Just two days before the disaster hit the nation, Kazazz had come to see his family in Antakya after an absence of two long years. “I couldn’t come here often enough because I was the one making a living and supporting the household,” he says.
His mother had found a match for him named Fatima. The duo got engaged during the last week of January. On his short visit just before the earthquakes, he and his mother went shopping for gold and discussed other arrangements for his forthcoming marriage.
He returned to Trabzon on February 5 — a day before the earthquakes struck. His would-be bride also died, her body found buried in rubble in another neighbourhood.
On February 20, Kazazz stood outside his tent watching AFAD workers pull 11 bodies out from the rubble of a building that had stood next to his family’s home. The bodies were found lying under what would have been a stairwell, indicating that the victims might have attempted to rush out down the stairs, but weren’t able to make it out in time.
Observing the corpses, Kazazz felt he might be getting closer to giving his remaining family members proper burials. But a few hours later, when yet another earthquake struck Hatay on Monday evening, shaking the broken buildings and debris left behind by the initial quakes just two weeks earlier, workers excavating the rubble of his home ran for their lives — as did everyone else.
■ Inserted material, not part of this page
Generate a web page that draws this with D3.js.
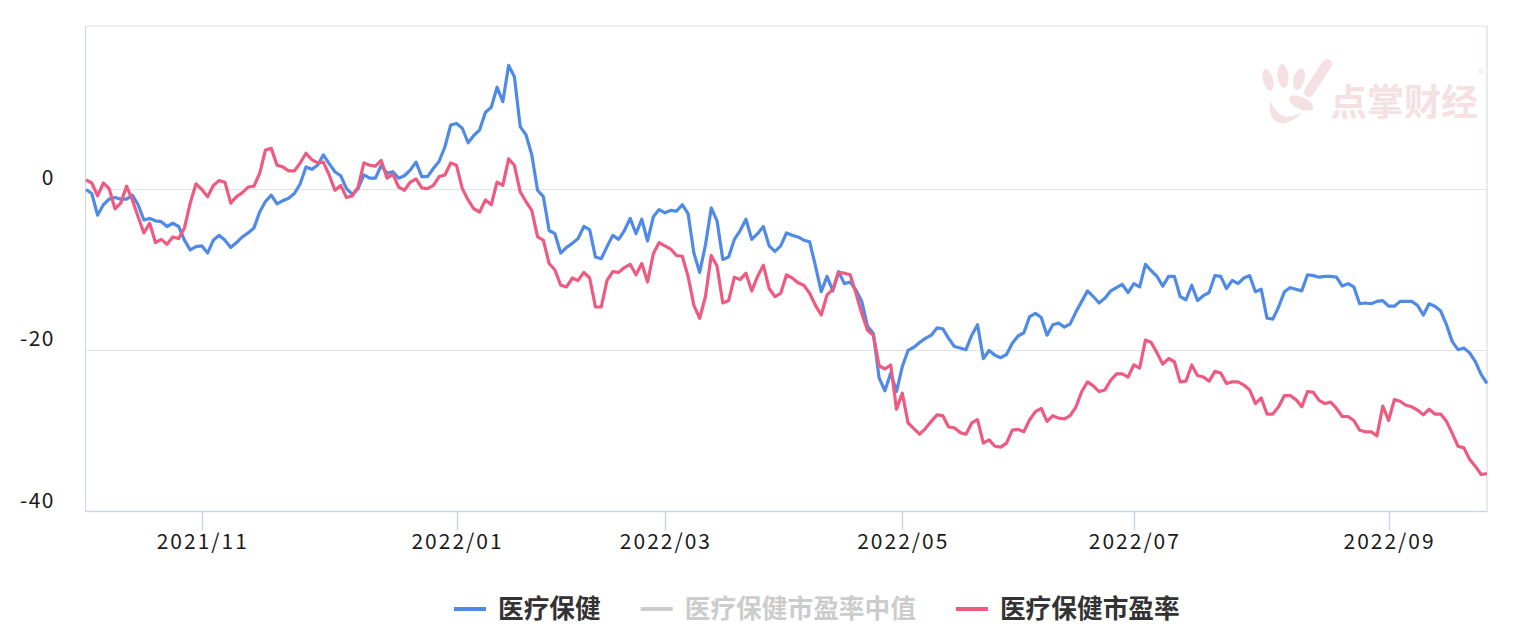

“I lost my whole family in one day… Allah, please don’t do this to someone else,” he says, breaking into tears as a gust of wind blows dirt into the air.
By Wednesday afternoon, he was standing his ground, steadfast in his commitment to find the bodies of his loved ones. But no word came from the AFAD workers as they continued removing the debris with care.
“My mother wanted me to get married so badly. She wanted to see her grandchildren,” he says. “I wasn’t able to fulfill her wish. I will live with that regret for the rest of my life.”